Ultrahigh frequency versus inductively coupled chlorine plasmas: Comparisons of Cl and Cl₂ concentrations and electron temperatures measured by trace rare gases optical emission spectroscopy

Using trace rare gases optical emission spectroscopy, Cl and Cl₂ number densities (n_Cl and n_Cl2 ) and electron temperatures (T_e) were measured for two source configurations of high-density chlorine plasmas. In one configuration, the reactor was outfitted with a spoke antenna, operated at a resonant ultrahigh frequency (UHF) of 500 MHz.

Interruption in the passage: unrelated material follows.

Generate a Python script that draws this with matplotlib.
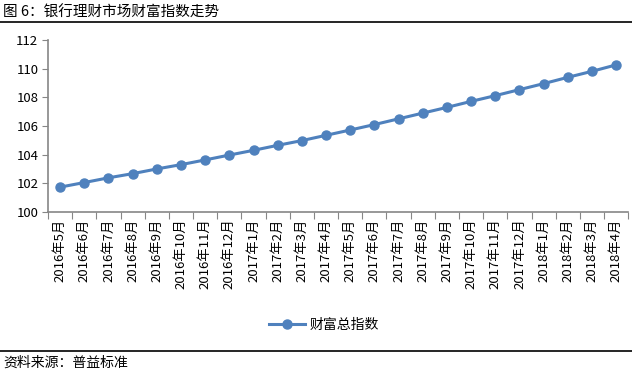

Alternatively, the same reactor was configured with a single loop, inductively coupled plasma (ICP) source operated at a radio frequency of 13.56 MHz. Optical emission from trace amounts (1% each) of rare gases added to the main Cl₂ feed gas were recorded as a function of power and pressure. Modeling was used to derive T_e from these data. Additional emission from Cl₂ (at 3050 Å) and Cl (numerous lines between 7000 and 9000 Å), normalized to the appropriate emission from the rare gases (i.e., actinometry) was used to obtain n_Cl2 and n_Cl. In the ICP plasma, T_e decreased monotonically from 5.5 to 1.2 eV as a function of increasing pressure between 1 and 20 mTorr. Conversely, with the UHF configuration, T_e was 3.3 eV, independent of pressure between 1 and ∼7 mTorr, and then decreased to 1.7 eV as pressure was increased to 27 mTorr. At the same input power (1000 W), both sources resulted in electron densities of 1×10¹¹ cm^-3 at 3.5 mTorr, yet the UHF plasma was much less dissociated (30%) than the ICP plasma (70%). This can be attributed to differences in the electron energy distribution functions in the UHF and ICP plasmas, especially at low pressure.